Saturday, 22 September 2012
golden spiralling - but not out of control
Before the picture of the sunflower scrolls out of the main pages on the blog, I thought I'd mention that it's a 34.
I don't do it with most plants, but sunflowers require that special extra moment to (a) estimate and sometimes (b) count the number of petals. Not if they are a complete field full of flowers, you understand, but if they are singular.
Some people are surprised that flowers have set numbers of petals when they grow, but I think I'm 'amazed'. I know it is all about Fibonacci series and phi and golden means, but for some reason the sunflower is the perfect type of flower to check that nature is still working properly.
The right number of petals for flowers are (1), 2, 3, 5, 8, 13, 21, 34, 55, 89 and not really any other numbers (I know there's a few mutations, and so-called 'doubles' like on lilies, but let's stick with the main ones). The arithmetic is simply that the two previous numbers add up to the next available combination.
So my sunflower planted by the birds is a 34, and Pat's Michaelmas daisies are also 34s.

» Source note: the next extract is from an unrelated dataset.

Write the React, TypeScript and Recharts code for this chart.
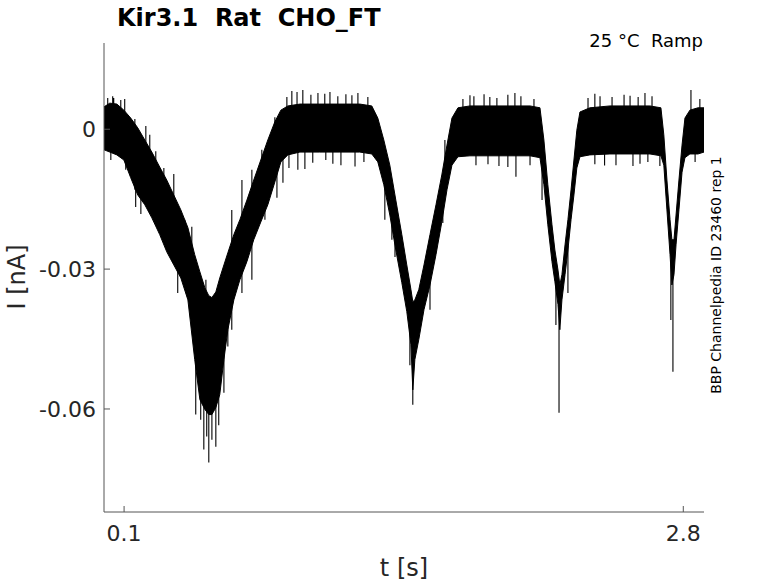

My picture of the complicated rose above is probably an 89, but it is a bit difficult to count the petals. I suppose that's the attraction of sunflowers for the purpose. They are easy to count.
The same thing happens with the spirally bit in the middle of a sunflower. The clockwise and the anticlockwise number of spirals are also in a similar ratio. It'll be something like 34 one way and 55 the other way.
Even pineapple bumps do it. Count the clockwise spirals and then the anti-clockwise ones. It'll be something like 13 one way and 21 the other.
There. I've managed to rationalise my flower petal counting. Now, back to the spreadsheets.